Article: Sauropod dinosaurs from the Lower Cretaceous of eastern Asia: taxonomic and biogeographical implications
Publication: Palaeontology
Volume:
45
Part:
6
Publication Date:
November
2002
Page(s):
1197
–
1217
Author(s):
Paul M. Barrett, Yoshikazu Hasegawa, Makoto Manabe, Shinji Isaji and Hiroshige Matsuoka
Abstract
Sauropod dinosaurs are poorly represented in the Lower Cretaceous of eastern Asia. Here, we describe a number of isolated sauropod teeth from the Kuwajima Formation (?Berriasian-?Hauterivian) of Shiramine, Japan. The mosaic of shared derived characters and symplesiomorphies displayed by the teeth indicate that they are referable to a basal member of the titanosauriform radiation. A taxonomic review of previously described sauropod specimens from eastern and south-eastern Asia reveals that a diversity of sauropods (including a titanosaurian, a basal titanosauriform and a ?euhelopodid, as well as several forms of indeterminate systematic position) was present in this region in the Early Cretaceous.
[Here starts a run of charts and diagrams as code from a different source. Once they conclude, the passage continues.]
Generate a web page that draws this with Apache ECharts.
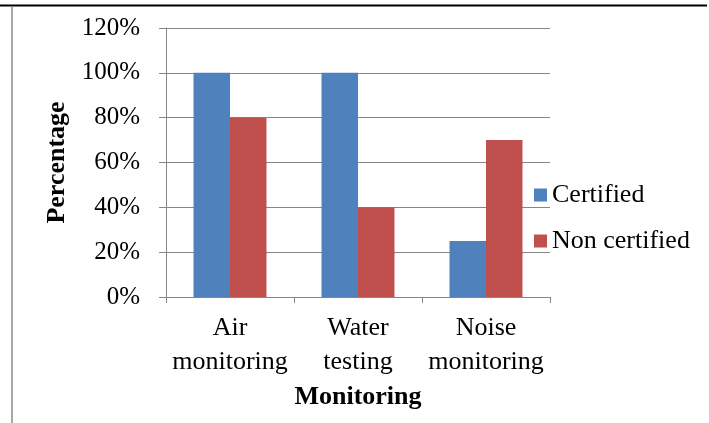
<!DOCTYPE html>
<html>
<head>
<meta charset="utf-8">
<script src="https://cdn.jsdelivr.net/npm/echarts@6/dist/echarts.min.js"></script>
<style>
html,body{margin:0;padding:0;background:#fff;}
#chart{width:709px;height:423px;}
</style>
</head>
<body>
<div id="chart"></div>
<script>
var categories = ['Air\nmonitoring', 'Water\ntesting', 'Noise\nmonitoring'];
var certified = [100, 100, 25];
var nonCertified = [80, 40, 70];
var yTicks = [0, 20, 40, 60, 80, 100, 120];

var FONT = '"Liberation Serif", "Times New Roman", serif';
var chart = echarts.init(document.getElementById('chart'));
chart.setOption({
  animation: false,
  backgroundColor: '#fff',
  textStyle: { fontFamily: FONT, color: '#000' },
  grid: { left: 166, right: 159, top: 28, bottom: 126, containLabel: false },
  legend: {
    orient: 'vertical',
    left: 534,
    top: 182,
    padding: 0,
    itemWidth: 13,
    itemHeight: 13,
    itemGap: 20,
    icon: 'rect',
    textStyle: { fontFamily: FONT, fontSize: 26, color: '#000' },
    data: ['Certified', 'Non certified']
  },
  xAxis: {
    type: 'category',
    data: categories,
    name: 'Monitoring',
    nameLocation: 'middle',
    nameGap: 81,
    nameTextStyle: { fontFamily: FONT, fontSize: 26, fontWeight: 'bold', color: '#000' },
    axisLine: { lineStyle: { color: '#868686', width: 1 } },
    axisTick: { show: true, length: 6, lineStyle: { color: '#868686' }, alignWithLabel: false },
    axisLabel: { interval: 0, hideOverlap: false, fontFamily: FONT, fontSize: 26, color: '#000', lineHeight: 34, margin: 14 },
    splitLine: { show: false }
  },
  yAxis: {
    type: 'value',
    min: yTicks[0],
    max: yTicks[yTicks.length - 1],
    interval: 20,
    name: 'Percentage',
    nameLocation: 'middle',
    nameRotate: 90,
    nameGap: 84,
    nameTextStyle: { fontFamily: FONT, fontSize: 26, fontWeight: 'bold', color: '#000' },
    axisLine: { show: true, lineStyle: { color: '#868686', width: 1 } },
    axisTick: { show: true, length: 7, inside: false, lineStyle: { color: '#868686' } },
    axisLabel: { fontFamily: FONT, fontSize: 25, color: '#000', margin: 26, formatter: '{value}%' },
    splitLine: { show: true, lineStyle: { color: '#868686', width: 1 } }
  },
  series: [
    {
      name: 'Certified', type: 'bar', data: certified,
      barGap: '0%', barCategoryGap: '43%',
      itemStyle: { color: '#4F81BD' }
    },
    {
      name: 'Non certified', type: 'bar', data: nonCertified,
      barGap: '0%', barCategoryGap: '43%',
      itemStyle: { color: '#C0504D' }
    }
  ],
  graphic: [
    { type: 'line', shape: { x1: 0, y1: 5.5, x2: 707, y2: 5.5 }, style: { stroke: '#000', lineWidth: 2 } },
    { type: 'line', shape: { x1: 12, y1: 6, x2: 12, y2: 423 }, style: { stroke: '#8a8a8a', lineWidth: 1.5 } }
  ]
});
</script>
</body>
</html>
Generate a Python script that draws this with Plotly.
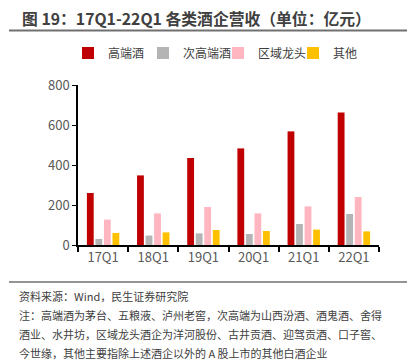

This diversity conflicts with previous suggestions that eastern Asia was biogeographically isolated from the rest of Laurasia until the late Early Cretaceous and that the sauropod fauna was limited to the endemic East Asian clade Euhelopodidae. The presence of titanosauriform sauropods in the basal Cretaceous of Japan and Thailand indicate that the proposed faunal isolation of eastern Asia ended approximately 20 myr earlier than usually suggested.